Marking Time. And losing it



One of the hardest things for me, is linear memory.  I don't mean to suggest that I have absolutely NO memory of my past: it's more that the timeline of my life is confusing to me.Logically,  I know that things happened. I know that they happened in a particular order. However, my memory is more jumbled and random.  Sometimes I will be talking with someone; maybe exchanging stories, and they will tell me about something that they did when they were four. Or eight Or forty:  and I will try to share a story of my own. I will say maybe "when I was three years old, I ..."  and I will remember that I really was three years old when that thing happened. But then there will be a huge gap, Or I will try to explain how I developed an ability, or an idea over a period of time, only to realise that I can only see events unfolding in random flashes that jump backwards and forwards through the years until the process makes no sense to me.

This, in part, is what the condition that I haven't yet named, does to me. It confuses time so that events that happened decades ago will suddenly be immediate and affecting, where something that happened just an hour ago will seem to be so far away that it barely registers a response. It leaves huge, blank gaps that swallow weeks, months... occasionally even years of my life: chasms that I cannot cross; time I can never recover.

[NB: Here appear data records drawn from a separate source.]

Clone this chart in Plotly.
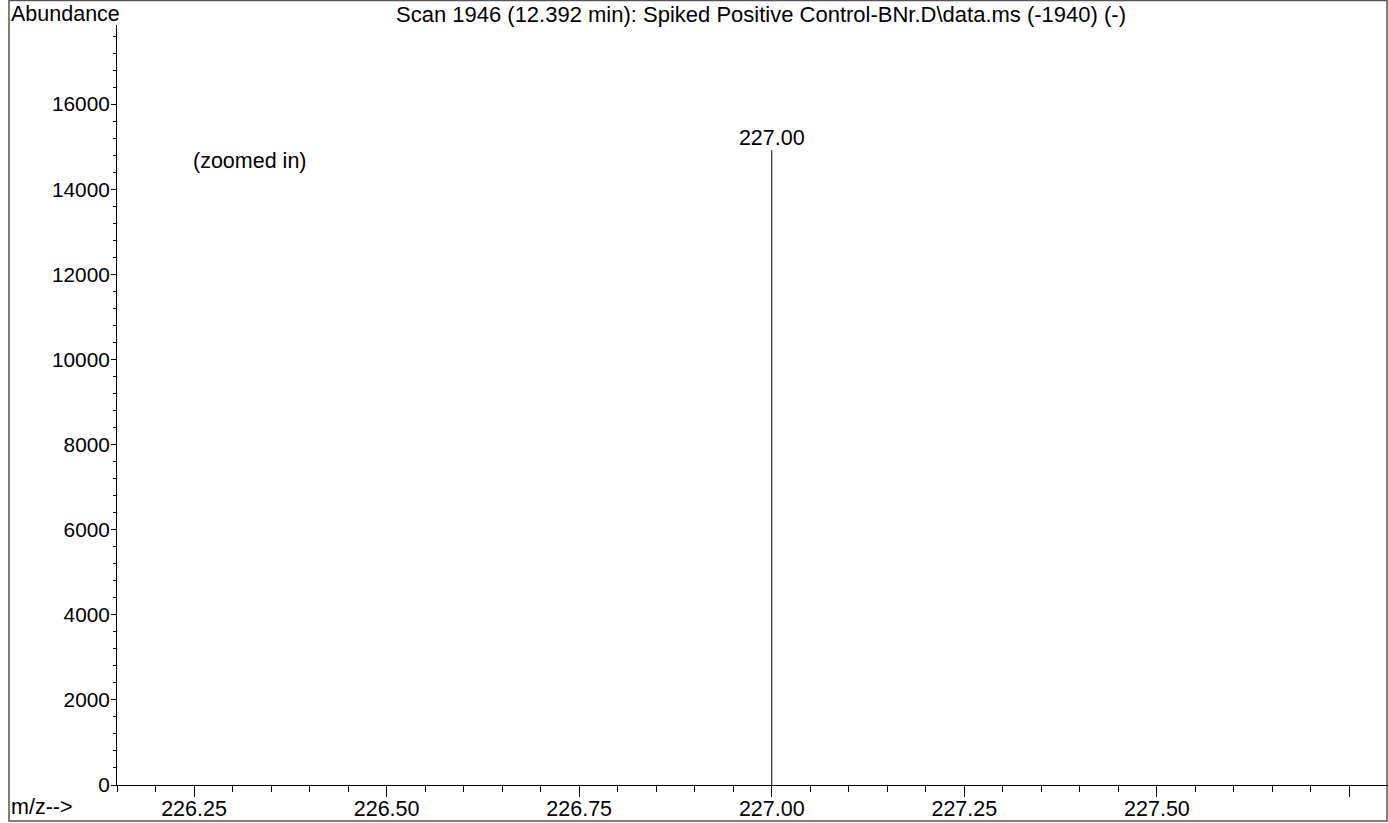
import plotly.graph_objects as go

# Data
mz = [227.00]
abundance = [14920]
peak_labels = ["227.00"]
x_tick_vals = [226.25, 226.50, 226.75, 227.00, 227.25, 227.50, 227.75]
x_tick_text = ["226.25", "226.50", "226.75", "227.00", "227.25", "227.50", ""]
y_tick_vals = [0, 2000, 4000, 6000, 8000, 10000, 12000, 14000, 16000]
y_tick_text = ["0", "2000", "4000", "6000", "8000", "10000", "12000", "14000", "16000"]
title_text = "Scan 1946 (12.392 min): Spiked Positive Control-BNr.D\\data.ms (-1940) (-)"

W, H = 1388, 823
L, R, T, B = 117, 0, 25, 38
pw, ph = W - L - R, H - T - B

FONT = "Liberation Sans, Arial, Helvetica, sans-serif"
FS = 21.5

# stick spectrum
sx, sy = [], []
for m, a in zip(mz, abundance):
    sx += [m, m, None]
    sy += [0, a, None]

fig = go.Figure()
fig.add_trace(go.Scatter(x=sx, y=sy, mode="lines",
                         line=dict(color="black", width=1), hoverinfo="skip",
                         showlegend=False))
fig.add_trace(go.Scatter(x=mz, y=abundance, mode="text", text=peak_labels,
                         textposition="top center",
                         textfont=dict(size=FS, color="black", family=FONT),
                         showlegend=False))

fig.update_layout(
    width=W, height=H,
    margin=dict(l=L, r=R, t=T, b=B, pad=0, autoexpand=False),
    paper_bgcolor="white", plot_bgcolor="white",
    font=dict(family=FONT, size=FS, color="black"),
    showlegend=False,
    xaxis=dict(range=[226.15, 227.80], showgrid=False, zeroline=False,
               automargin=False,
               showline=True, linecolor="black", linewidth=1,
               tickmode="array", tickvals=x_tick_vals, ticktext=x_tick_text,
               ticks="outside", ticklen=11, tickcolor="black", tickwidth=1,
               ticklabelstandoff=-7,
               tickfont=dict(size=FS, family=FONT, color="black"),
               minor=dict(dtick=0.05, tick0=226.15, ticks="outside", ticklen=6,
                          tickcolor="black", tickwidth=1, showgrid=False)),
    yaxis=dict(range=[0, 17860], showgrid=False, zeroline=False,
               automargin=False,
               showline=True, linecolor="black", linewidth=1,
               tickmode="array", tickvals=y_tick_vals, ticktext=y_tick_text,
               ticks="outside", ticklen=5, tickcolor="black", tickwidth=1,
               ticklabelstandoff=-3,
               tickfont=dict(size=20.8, family=FONT, color="black"),
               minor=dict(dtick=400, tick0=0, ticks="outside", ticklen=3,
                          tickcolor="black", tickwidth=1, showgrid=False)),
)

# outer frame
fig.add_shape(type="rect", xref="paper", yref="paper",
              x0=(9 - L) / pw, x1=(1387 - L) / pw,
              y0=-(821 - (H - B)) / ph, y1=1 + (T - 0.5) / ph,
              line=dict(color="#555555", width=1.5), layer="below")

fig.add_annotation(text="Abundance", xref="paper", yref="paper",
                   x=(9 - L) / pw, y=1 + (T - 0) / ph, xanchor="left", yanchor="top",
                   showarrow=False, font=dict(size=FS, family=FONT, color="black"))
fig.add_annotation(text="m/z-->", xref="paper", yref="paper",
                   x=(9 - L) / pw, y=-(821 - (H - B)) / ph, xanchor="left", yanchor="bottom",
                   showarrow=False, font=dict(size=FS, family=FONT, color="black"))
fig.add_annotation(text=title_text, xref="paper", yref="paper",
                   x=(761 - L) / pw, y=1 + (T - 0) / ph, xanchor="center", yanchor="top",
                   showarrow=False, font=dict(size=22, family=FONT, color="black"))
fig.add_annotation(text="(zoomed in)", xref="x", yref="y",
                   x=226.246, y=14670, xanchor="left", yanchor="middle",
                   showarrow=False, font=dict(size=FS, family=FONT, color="black"))

fig.write_html("out.html", config={"displayModeBar": False},
               post_script="document.body.style.margin='0';document.body.style.padding='0';")
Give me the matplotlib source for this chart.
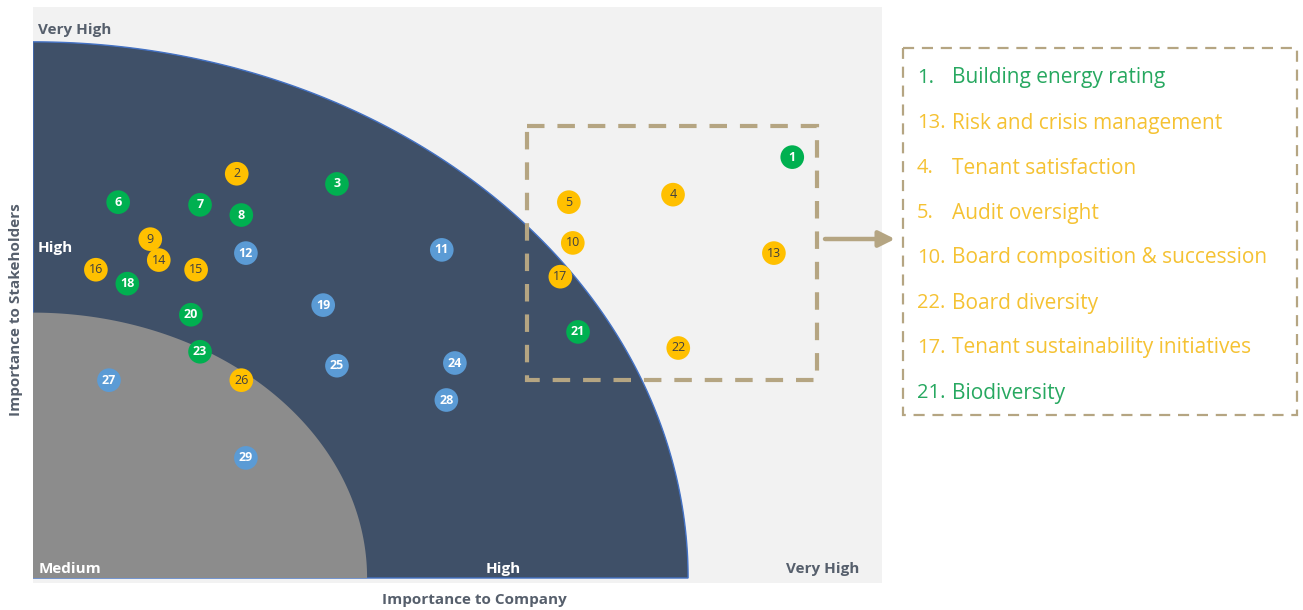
import numpy as np
import matplotlib.pyplot as plt
from matplotlib.patches import Polygon, Rectangle

plt.rcParams["font.family"] = ["Open Sans", "DejaVu Sans"]

# Materiality topics: id, importance to company (x), importance to stakeholders (y)
topic_ids = [1, 2, 3, 4, 5, 6, 7, 8, 9, 10, 11, 12, 13, 14, 15,
             16, 17, 18, 19, 20, 21, 22, 23, 24, 25, 26, 27, 28, 29]
company = [11.59, 3.11, 4.64, 9.77, 8.18, 1.30, 2.55, 3.18, 1.79, 8.24,
           6.24, 3.25, 11.31, 1.92, 2.49, 0.96, 8.05, 1.44, 4.43, 2.41,
           8.32, 9.85, 2.55, 6.44, 4.64, 3.18, 1.16, 6.31, 3.25]
stakeholders = [7.85, 7.54, 7.35, 7.15, 7.01, 7.01, 6.96, 6.77, 6.32, 6.25,
                6.12, 6.06, 6.06, 5.93, 5.75, 5.75, 5.62, 5.49, 5.09, 4.91,
                4.59, 4.29, 4.22, 4.01, 3.96, 3.69, 3.69, 3.32, 2.24]
pillar = ["E", "G", "E", "G", "G", "E", "E", "E", "G", "G",
          "S", "S", "G", "G", "G", "G", "G", "E", "S", "E",
          "E", "G", "E", "S", "S", "G", "S", "S", "S"]

# Topics called out in the side panel
legend_nums = ["1.", "13.", "4.", "5.", "10.", "22.", "17.", "21."]
legend_text = ["Building energy rating", "Risk and crisis management",
               "Tenant satisfaction", "Audit oversight",
               "Board composition & succession", "Board diversity",
               "Tenant sustainability initiatives", "Biodiversity"]
legend_pillar = ["E", "G", "G", "G", "G", "G", "G", "E"]

# Band radii (same scale as the axes)
HIGH_R = (10.0, 10.0)
MEDIUM_R = (5.1, 4.95)

MARK_COLOR = {"E": "#00b050", "G": "#ffc000", "S": "#5b9bd5"}
NUM_COLOR = {"E": "white", "G": "#404040", "S": "white"}
LEGEND_COLOR = {"E": "#27a860", "G": "#f5c233"}
TAN = "#b5a582"
LABEL_GREY = "#565f6c"

W, H = 1303, 610
fig = plt.figure(figsize=(W / 100, H / 100), dpi=100)
fig.patch.set_facecolor("white")

ax = fig.add_axes([33 / W, (H - 583) / H, 849 / W, 576 / H])
ax.set_xlim(0, 12.96)
ax.set_ylim(-0.093, 10.65)
ax.set_facecolor("#f2f2f2")
ax.set_xticks([])
ax.set_yticks([])
for s in ax.spines.values():
    s.set_visible(False)


def quarter(rx, ry):
    t = np.linspace(0, np.pi / 2, 200)
    pts = np.column_stack([rx * np.cos(t), ry * np.sin(t)])
    return np.vstack([[0, 0], pts])


ax.add_patch(Polygon(quarter(*HIGH_R), closed=True, facecolor="#3f5068",
                     edgecolor="#4472c4", lw=1.0, zorder=1))
ax.add_patch(Polygon(quarter(*MEDIUM_R), closed=True, facecolor="#8c8c8c",
                     edgecolor="none", zorder=2))

cols = [MARK_COLOR[p] for p in pillar]
ax.scatter(company, stakeholders, s=290, c=cols, linewidths=0, zorder=3)
for n, x, y, p in zip(topic_ids, company, stakeholders, pillar):
    ax.text(x, y, str(n), ha="center", va="center", fontsize=9,
            color=NUM_COLOR[p], fontweight="bold" if p != "G" else "normal",
            zorder=4)

# Overlay in pixel coordinates for annotations and the call-out panel
ov = fig.add_axes([0, 0, 1, 1])
ov.set_xlim(0, W)
ov.set_ylim(H, 0)
ov.axis("off")
ov.patch.set_alpha(0)

lab = dict(fontsize=11, fontweight="bold", va="center")
ov.text(38, 30, "Very High", color=LABEL_GREY, **lab)
ov.text(38, 248, "High", color="white", **lab)
ov.text(39, 569, "Medium", color="white", **lab)
ov.text(486, 569, "High", color="white", **lab)
ov.text(859, 569, "Very High", color=LABEL_GREY, ha="right",
        fontsize=11, fontweight="bold", va="center")

ov.text(16, 310, "Importance to Stakeholders", rotation=90, ha="center",
        va="center", fontsize=11, fontweight="bold", color=LABEL_GREY)
ov.text(474, 600, "Importance to Company", ha="center", va="center",
        fontsize=11, fontweight="bold", color=LABEL_GREY)

# Highlight box around the priority topics
ov.add_patch(Rectangle((527, 126), 290, 254, fill=False, edgecolor=TAN,
                       lw=3, linestyle=(0, (4.2, 3.1))))
ov.annotate("", xy=(895, 239), xytext=(825, 239),
            arrowprops=dict(arrowstyle="-|>", color=TAN, lw=3.2,
                            mutation_scale=24, shrinkA=0, shrinkB=0))

# Call-out panel
ov.add_patch(Rectangle((903, 48), 394, 367, facecolor="white", edgecolor=TAN,
                       lw=1.6, linestyle=(0, (5, 3.5))))
for i, (num, txt, p) in enumerate(zip(legend_nums, legend_text, legend_pillar)):
    y = 78 + i * 45
    ov.text(917, y, num, color=LEGEND_COLOR[p], fontsize=14.5, va="center")
    ov.text(952, y, txt, color=LEGEND_COLOR[p], fontsize=15, va="center")

fig.savefig("out.png", dpi=100)
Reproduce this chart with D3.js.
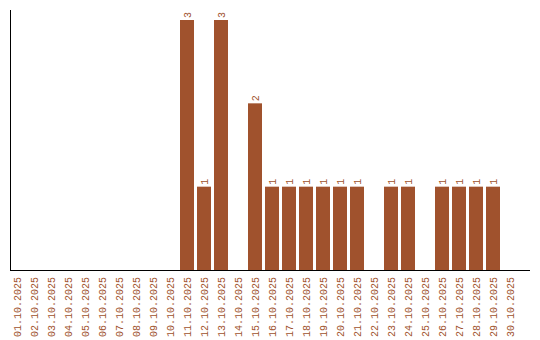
<!DOCTYPE html>
<meta charset="utf-8">
<title>Oktober</title>
<style>
  body { margin: 0; background: #fff; }
  text { font-family: "Liberation Mono", monospace; font-size: 10px; fill: #A0522D; }
</style>
<script src="https://d3js.org/d3.v7.min.js"></script>
<div id="chart"></div>
<script>
var dates = ["01.10.2025","02.10.2025","03.10.2025","04.10.2025","05.10.2025","06.10.2025",
  "07.10.2025","08.10.2025","09.10.2025","10.10.2025","11.10.2025","12.10.2025","13.10.2025",
  "14.10.2025","15.10.2025","16.10.2025","17.10.2025","18.10.2025","19.10.2025","20.10.2025",
  "21.10.2025","22.10.2025","23.10.2025","24.10.2025","25.10.2025","26.10.2025","27.10.2025",
  "28.10.2025","29.10.2025","30.10.2025"];
var counts = [0,0,0,0,0,0,0,0,0,0,3,1,3,0,2,1,1,1,1,1,1,0,1,1,0,1,1,1,1,0];

var width = 540, height = 340;
var marginLeft = 10, plotBottom = 270, plotTop = 20;

var svg = d3.select("#chart")
  .append("svg")
    .attr("width", width)
    .attr("height", height);

var x = d3.scaleBand()
  .domain(dates)
  .range([marginLeft, marginLeft + 17 * dates.length - 3])
  .paddingInner(3 / 17)
  .paddingOuter(0);

var y = d3.scaleLinear()
  .domain([0, d3.max(counts)])
  .range([plotBottom, plotTop]);

var data = dates.map(function(d, i) { return {date: d, value: counts[i]}; });
var nonZero = data.filter(function(d) { return d.value > 0; });

// bars
svg.selectAll("rect")
  .data(nonZero)
  .enter()
  .append("rect")
    .attr("x", function(d) { return x(d.date); })
    .attr("y", function(d) { return y(d.value); })
    .attr("width", x.bandwidth())
    .attr("height", function(d) { return plotBottom - y(d.value); })
    .attr("fill", "#A0522D");

// values above the bars, turned
svg.selectAll("text.val")
  .data(nonZero)
  .enter()
  .append("text")
    .attr("class", "val")
    .attr("transform", function(d) {
      return "translate(" + (x(d.date) + x.bandwidth() / 2) + "," + (y(d.value) - 2) + ") rotate(-90)";
    })
    .attr("dy", "0.35em")
    .attr("text-anchor", "start")
    .text(function(d) { return d.value; });

// date labels
svg.selectAll("text.date")
  .data(dates)
  .enter()
  .append("text")
    .attr("class", "date")
    .attr("transform", function(d) {
      return "translate(" + (x(d) + x.bandwidth() / 2) + "," + (plotBottom + 7) + ") rotate(-90)";
    })
    .attr("dy", "0.35em")
    .attr("text-anchor", "end")
    .text(function(d) { return d; });

// axes
svg.append("line")
  .attr("x1", marginLeft + 0.5).attr("x2", marginLeft + 0.5)
  .attr("y1", 10).attr("y2", plotBottom)
  .attr("stroke", "#000");
svg.append("line")
  .attr("x1", marginLeft).attr("x2", 530)
  .attr("y1", plotBottom + 0.5).attr("y2", plotBottom + 0.5)
  .attr("stroke", "#000");
</script>
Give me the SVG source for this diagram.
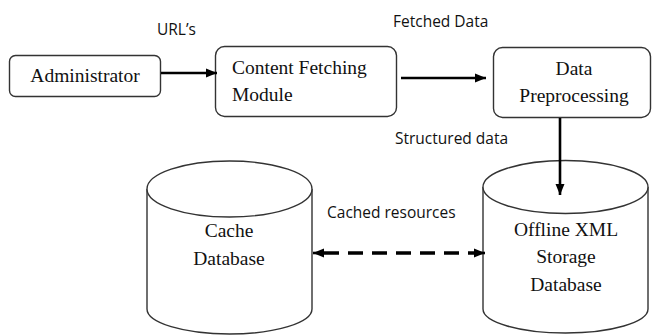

Again. I can see that this is where someone would ask what the hell this has to do with travelling. I guess for most,, the response would be "nothing".  But for me, the effect can be devastating... so I develop coping tools. I have rituals, routines. to help me remember: and to stop me from falling into one of those chasms: and the most important one of those for me, is that I write everything down. I make endless lists. I write down not only directions, but the routes and numbers of public transport. the numbers of, and (where possible) addresses for taxi companies.  bay numbers for bus stations: platform numbers for trains. I write the names of places I should see as I travel. Road names and intersections, Junction numbers. I write the names of streets I need to be close to.  I carry not only tickets, but enough cash to replace them should I lose them: plus an amount for cab fare just in case I can't cope with a bus. I label everything. I carry my folded stick tucked into my hand or into a pocket, it I have one large enough, but I have to write down where I have put it in case I become anxious or distressed, and my overtaxed concentration collapses.

Once, I stayed in a hotel where they provided not just internet access in the room, but a PC: and the means not only to work, but to watch films or TV on the monitor. I spent two hours researching routes from that hotel back to the railway station, along with timings, in case I blanked out and didn't have the time, or capacity to call a cab. and I listed every item I had carried with me so  that I could check each off as I replaced it in my bag.

I love travelling.. I love the feeling I get from it, But I  never once said, or expected, that it would be stressless or without complications for me.